In the example below, the python code demonstrates unethical practices by scraping data without permission and violating the rules specified in the robots.txt file. Additionally, it sends an excessive number of requests, potentially causing server overload.

import requests

# Unethically scraping data without permission
response = requests.get('https://unauthorized-website.com/private-data')

# Ignoring robots.txt and sending excessive requests
for _ in range(100):
    requests.get('https://target-website.com/sensitive-info')

Here's how you should do it:

import requests
from time import sleep

# Ethically scraping data with permission
headers = {'User-Agent': 'Mozilla/5.0 (Windows NT 10.0; Win64; x64) AppleWebKit/537.36 (KHTML, like Gecko) Chrome/58.0.3029.110 Safari/537.3'}
response = requests.get('https://authorized-website.com/public-data', headers=headers)
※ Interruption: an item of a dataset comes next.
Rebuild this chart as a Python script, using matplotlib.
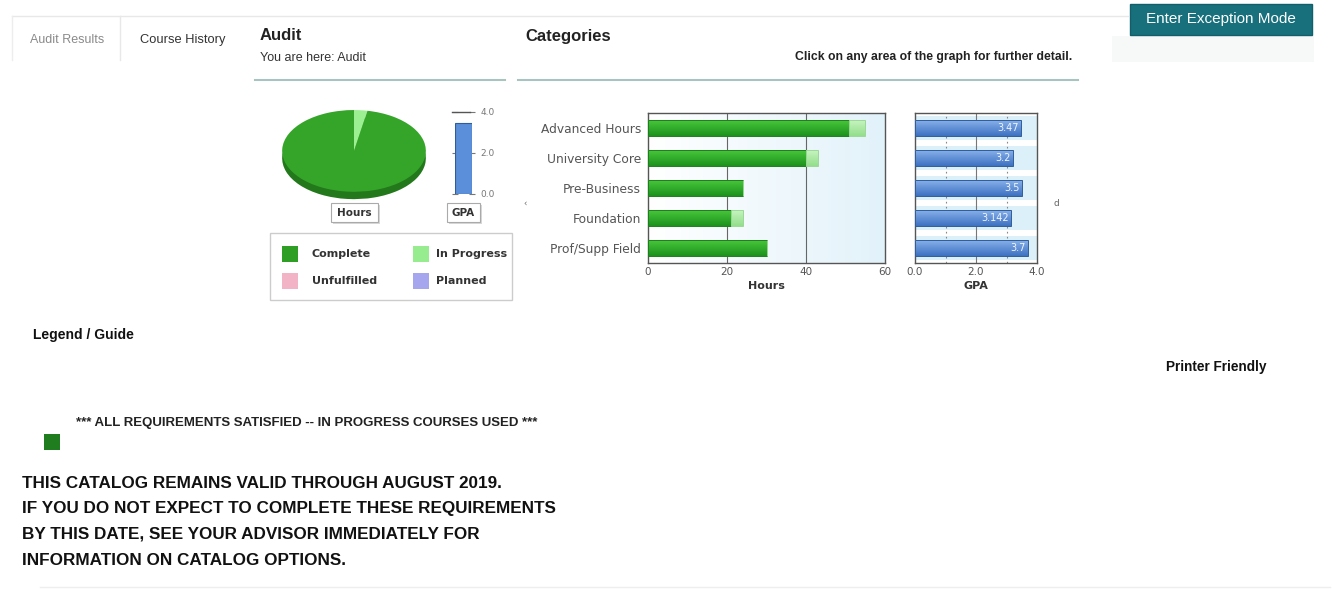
import numpy as np
import matplotlib
matplotlib.use('Agg')
import matplotlib.pyplot as plt
from matplotlib.patches import Rectangle
from matplotlib.colors import LinearSegmentedColormap

plt.rcParams['font.family'] = ['Liberation Sans', 'DejaVu Sans']

# values
categories = ['Advanced Hours', 'University Core', 'Pre-Business', 'Foundation', 'Prof/Supp Field']
complete_hours = [51, 40, 24, 21, 30]
in_progress_hours = [4, 3, 0, 3, 0]
category_gpa = [3.47, 3.2, 3.5, 3.142, 3.7]
gpa_labels = ['3.47', '3.2', '3.5', '3.142', '3.7']
overall_gpa = 3.47
pie_labels = ['In Progress', 'Complete']
pie_share = [3, 97]
hours_ticks = [0, 20, 40, 60]
gpa_ticks = [0.0, 2.0, 4.0]
legend_labels = ['Complete', 'In Progress', 'Unfulfilled', 'Planned']
legend_colors = ['#2e9e24', '#98ec90', '#f2b3c6', '#a6a6ee']
catalog_lines = [
    'THIS CATALOG REMAINS VALID THROUGH AUGUST 2019.',
    'IF YOU DO NOT EXPECT TO COMPLETE THESE REQUIREMENTS',
    'BY THIS DATE, SEE YOUR ADVISOR IMMEDIATELY FOR',
    'INFORMATION ON CATALOG OPTIONS.',
]

W, H = 1336, 590
CHART_FONT = 'DejaVu Sans'


def box(x0, y0, x1, y1):
    # pixel box (top-left origin) -> figure rect
    return [x0 / W, 1 - y1 / H, (x1 - x0) / W, (y1 - y0) / H]


def gradient_bars(ax, bars, top, bottom):
    cmap = LinearSegmentedColormap.from_list('g', [top, bottom])
    grad = np.linspace(0, 1, 32).reshape(-1, 1)
    for b in bars:
        if b.get_width() <= 0:
            continue
        x, y = b.get_x(), b.get_y()
        im = ax.imshow(grad, cmap=cmap, aspect='auto', origin='lower',
                       extent=[x, x + b.get_width(), y, y + b.get_height()],
                       zorder=2.9)
        im.set_clip_path(b)


def chart_axis_style(ax):
    for s in ax.spines.values():
        s.set_color('#555555')
        s.set_linewidth(1.0)
    ax.tick_params(length=0, colors='#555555')


fig = plt.figure(figsize=(W / 100, H / 100), dpi=100)

# ---- page layer (pixel coordinates) ----
page = fig.add_axes([0, 0, 1, 1], zorder=0)
page.set_xlim(0, W)
page.set_ylim(H, 0)
page.axis('off')

page.plot([12, 1128], [16, 16], color='#e8e8e8', lw=1)
page.plot([12, 12], [16, 60], color='#ededed', lw=1)
page.plot([120, 120], [16, 60], color='#e8e8e8', lw=1)
page.text(30, 40, 'Audit Results', fontsize=9, color='#8a8a8a', va='center')
page.text(140, 40, 'Course History', fontsize=9.3, color='#333333', va='center')

page.text(260, 36, 'Audit', fontsize=12, fontweight='bold', color='#222222', va='center')
page.text(260, 58, 'You are here: Audit', fontsize=9, color='#333333', va='center')
page.text(525, 37, 'Categories', fontsize=12, fontweight='bold', color='#222222', va='center')
page.text(1072, 57, 'Click on any area of the graph for further detail.', fontsize=8.8,
          fontweight='bold', color='#222222', va='center', ha='right')
page.plot([255, 505], [80, 80], color='#a9c4c0', lw=1.5)
page.plot([518, 1078], [80, 80], color='#a9c4c0', lw=1.5)

page.add_patch(Rectangle((1112, 36), 202, 26, fc='#f7f9f9', ec='none'))
page.add_patch(Rectangle((1130, 4), 182, 31, fc='#17707c', ec='#125f69', lw=1))
page.text(1221, 19.5, 'Enter Exception Mode', fontsize=11, color='white', ha='center', va='center')

# buttons under the pie and the overall GPA bar
for (x0, x1, lab) in [(331, 378, 'Hours'), (447, 480, 'GPA')]:
    page.add_patch(Rectangle((x0 + 1.5, 204.5), x1 - x0, 19, fc='#d8d8d8', ec='none'))
    page.add_patch(Rectangle((x0, 203), x1 - x0, 19, fc='white', ec='#aaaaaa', lw=0.8))
    page.text((x0 + x1) / 2, 213, lab, family=CHART_FONT, fontsize=7.5, fontweight='bold',
              color='#333333', ha='center', va='center')

# colour legend box
page.add_patch(Rectangle((270, 233), 242, 67, fc='white', ec='#cccccc', lw=1))
legend_spots = [(282, 254), (413, 254), (282, 281), (413, 281)]
for (sx, sy), lab, col in zip(legend_spots, legend_labels, legend_colors):
    page.add_patch(Rectangle((sx, sy - 8), 16, 16, fc=col, ec='none'))
    page.text(sx + 30 if sx < 400 else sx + 23, sy, lab, family=CHART_FONT, fontsize=8,
              fontweight='bold', color='#333333', va='center')

page.text(523, 204, '\u2039', family=CHART_FONT, fontsize=6, color='#666666', va='center')
page.text(1054, 203, 'd', family=CHART_FONT, fontsize=6.5, color='#666666', va='center')

page.text(33, 335, 'Legend / Guide', fontsize=10, fontweight='bold', color='#111111', va='center')
page.text(1166, 367, 'Printer Friendly', fontsize=9.8, fontweight='bold', color='#111111', va='center')
page.text(76, 423, '*** ALL REQUIREMENTS SATISFIED -- IN PROGRESS COURSES USED ***', fontsize=9.5,
          fontweight='bold', color='#222222', va='center')
page.add_patch(Rectangle((44, 434), 16, 16, fc='#1f7d1f', ec='none'))
for i, line in enumerate(catalog_lines):
    page.text(22, 483 + i * 25.7, line, fontsize=12.3, fontweight='bold', color='#111111', va='center')
page.plot([40, 1330], [587, 587], color='#eeeeee', lw=1)

# ---- pie of hours ----
pa = fig.add_axes(box(280, 108, 428, 202), zorder=1)
pa.pie(pie_share, startangle=90, counterclock=False, colors=['#6cc45e', '#22781a'],
       center=(0, -0.18), wedgeprops=dict(lw=0))
pa.pie(pie_share, startangle=90, counterclock=False, colors=['#9cf092', '#35a52a'],
       wedgeprops=dict(lw=0))
pa.set_aspect('auto')
pa.set_xlim(-1.03, 1.03)
pa.set_ylim(-1.25, 1.05)
pa.axis('off')

# ---- overall GPA bar ----
ma = fig.add_axes(box(455, 112, 472, 194), zorder=1)
ma.bar([0], [overall_gpa], width=1.0, color='#5b8fd9', edgecolor='#2f5c9c', lw=0.8, zorder=3)
ma.axhline(4.0, xmin=-0.2, xmax=0.9, color='#555555', lw=1, clip_on=False)
ma.set_xlim(-0.5, 0.5)
ma.set_ylim(0, 4)
ma.set_yticks(gpa_ticks)
ma.set_yticklabels([f'{t:.1f}' for t in gpa_ticks], family=CHART_FONT)
ma.set_xticks([])
for s in ma.spines.values():
    s.set_visible(False)
ma.tick_params(axis='y', left=True, right=True, labelleft=False, labelright=True,
               direction='inout', length=4, colors='#777777', labelsize=6.5, pad=4)
ma.patch.set_alpha(0)

# ---- hours by category ----
y = np.arange(len(categories))
ax = fig.add_axes(box(648, 113, 885, 263), zorder=1)
bg = LinearSegmentedColormap.from_list('bg', ['#ffffff', '#e2f2fa'])
ax.imshow(np.linspace(0, 1, 256).reshape(1, -1), cmap=bg, aspect='auto',
          extent=[0, 60, 4.5, -0.5], zorder=0)
done = ax.barh(y, complete_hours, height=0.55, facecolor='none', edgecolor='#1d7f1d', lw=0.7, zorder=3)
prog = ax.barh(y, in_progress_hours, left=complete_hours, height=0.55, facecolor='none',
               edgecolor='#9ad996', lw=0.7, zorder=3)
gradient_bars(ax, done, '#4bc93d', '#1d931d')
gradient_bars(ax, prog, '#c9f5c2', '#94df8c')
for v in hours_ticks[1:-1]:
    ax.axvline(v, color='#666666', lw=0.8, zorder=1)
ax.set_xlim(0, 60)
ax.set_ylim(4.5, -0.5)
ax.set_xticks(hours_ticks)
ax.set_xticklabels([str(t) for t in hours_ticks], family=CHART_FONT, fontsize=7.5)
ax.set_yticks(y)
ax.set_yticklabels(categories, family=CHART_FONT, fontsize=8.8)
chart_axis_style(ax)
ax.tick_params(axis='y', pad=5)
ax.tick_params(axis='x', pad=3)
ax.set_xlabel('Hours', family=CHART_FONT, fontsize=8, fontweight='bold', color='#333333', labelpad=3)

# ---- GPA by category ----
ga = fig.add_axes(box(915, 113, 1037, 263), zorder=1)
for i in y:
    ga.axhspan(i - 0.4, i + 0.4, color='#dcf0fa', zorder=0, lw=0)
gbars = ga.barh(y, category_gpa, height=0.55, facecolor='none', edgecolor='#2f5c9c', lw=0.7, zorder=3)
gradient_bars(ga, gbars, '#8cb4ec', '#3e72c2')
for i, (v, lab) in enumerate(zip(category_gpa, gpa_labels)):
    ga.text(v - 0.06, i, lab, family=CHART_FONT, fontsize=7, color='#f0f5ff',
            ha='right', va='center', zorder=4)
ga.axvline(2.0, color='#777777', lw=0.8, zorder=1)
for v in [1.0, 3.0]:
    ga.axvline(v, color='#888888', lw=0.8, ls=(0, (1.5, 3)), zorder=1)
ga.set_xlim(0, 4.0)
ga.set_ylim(4.5, -0.5)
ga.set_xticks(gpa_ticks)
ga.set_xticklabels([f'{t:.1f}' for t in gpa_ticks], family=CHART_FONT, fontsize=7.5)
ga.set_yticks([])
chart_axis_style(ga)
ga.tick_params(axis='x', pad=3)
ga.set_xlabel('GPA', family=CHART_FONT, fontsize=8, fontweight='bold', color='#333333', labelpad=3)

fig.savefig('out.png', dpi=100, facecolor='white')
# Adhering to crawling politeness and spacing out requests
for _ in range(10):
    requests.get('https://target-website.com/public-info')
    sleep(1)  # Introducing a delay between requests

Conclusion

In summary, web scraping is a potent tool that requires responsible handling. By prioritizing ethical considerations, following best practices, and staying updated on legal implications, we play a part in fostering a positive and sustainable web scraping environment. Let's code with integrity, respecting the rights and privacy of others, and making sure our actions positively influence the digital landscape. Remember, great power demands great responsibility, so let's use it wisely.